Heading to the EU Council. Prime Minister Giorgia Meloni, who will travel to Brussels and meet the other European leaders on Thursday and Friday, related to Parliament – as is customary – the positions and issues she will relay on behalf of the country. Representatives from all parties had their chance to expose their stances on such matters, including and especially Rome’s support to Ukraine.
- Things went down following the established dynamics: parties in the centre-right governing majority all supported the government’s line, with the usual quandaries, while the opposition tackled the issues from different viewpoints. Here’s what happened.
The League and Forza Italia’s sidenotes. While the speeches from the governing majority’s parties all supported the government’s line on Ukraine – total support, including sending weapons – two MPs took pains to point out their positions, reflecting their respective parties’ tendency to wander off track (albeit only verbally so far) when it comes to the war.
Massimiliano Romeo, a leading member of Matteo Salvini’s League, expressed his party’s “strong concern for the way things are going on the front of the war between Russia and Ukraine” and denounced that the “mediation initiatives of some countries are immediately set aside and judged not credible even before being carefully analysed.”

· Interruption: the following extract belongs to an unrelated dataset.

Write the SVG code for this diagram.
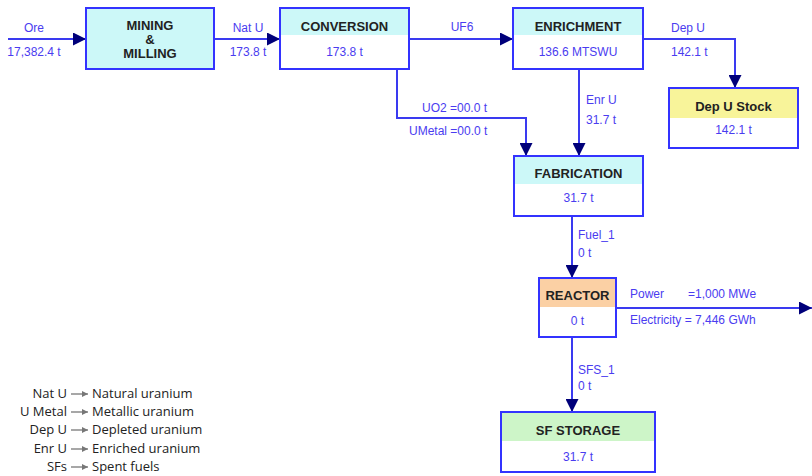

- That’s most likely a reference to China’s proposal for a peace plan, which President Xi Jinping brought metaphorically along in his current visit to Moscow.
- Although Mr Romeo did specify he “absolutely supports” PM Meloni’s stance of aiding Ukraine, he issued a veiled criticism by stating that “more balance” is needed within the Atlantic Alliance (and with regard to the US, Poland and the Baltic States’ positions) to avoid an “escalation.”
Maurizio Gasparri, of Silvio Berlusconi’s Forza Italia, instead warned of the risk of the collective West “throwing Russia in China’s arms.” He confirmed his party’s “total” support for Ukraine but lamented that Europe must “give itself a peace dialogue objective,” lest it “leaves Turkey and China the role of the planet’s negotiators.”
The oppositions’ diverging stances. As we previously reported, it does seem as if the main two opposition parties are split on supporting Kyiv. The Democratic Party (led by its new secretary, Elly Schlein) signalled its continuity in offering its total support, as did the Third Pole (Azione/Italia Viva), whose deputies even remarked on the importance of supplying weapons. Instead, Giuseppe Conte’s Five Star Movement reiterated its request to stop sending weapons and invited the government to work for the “immediate cessation” of the war – the usual formula.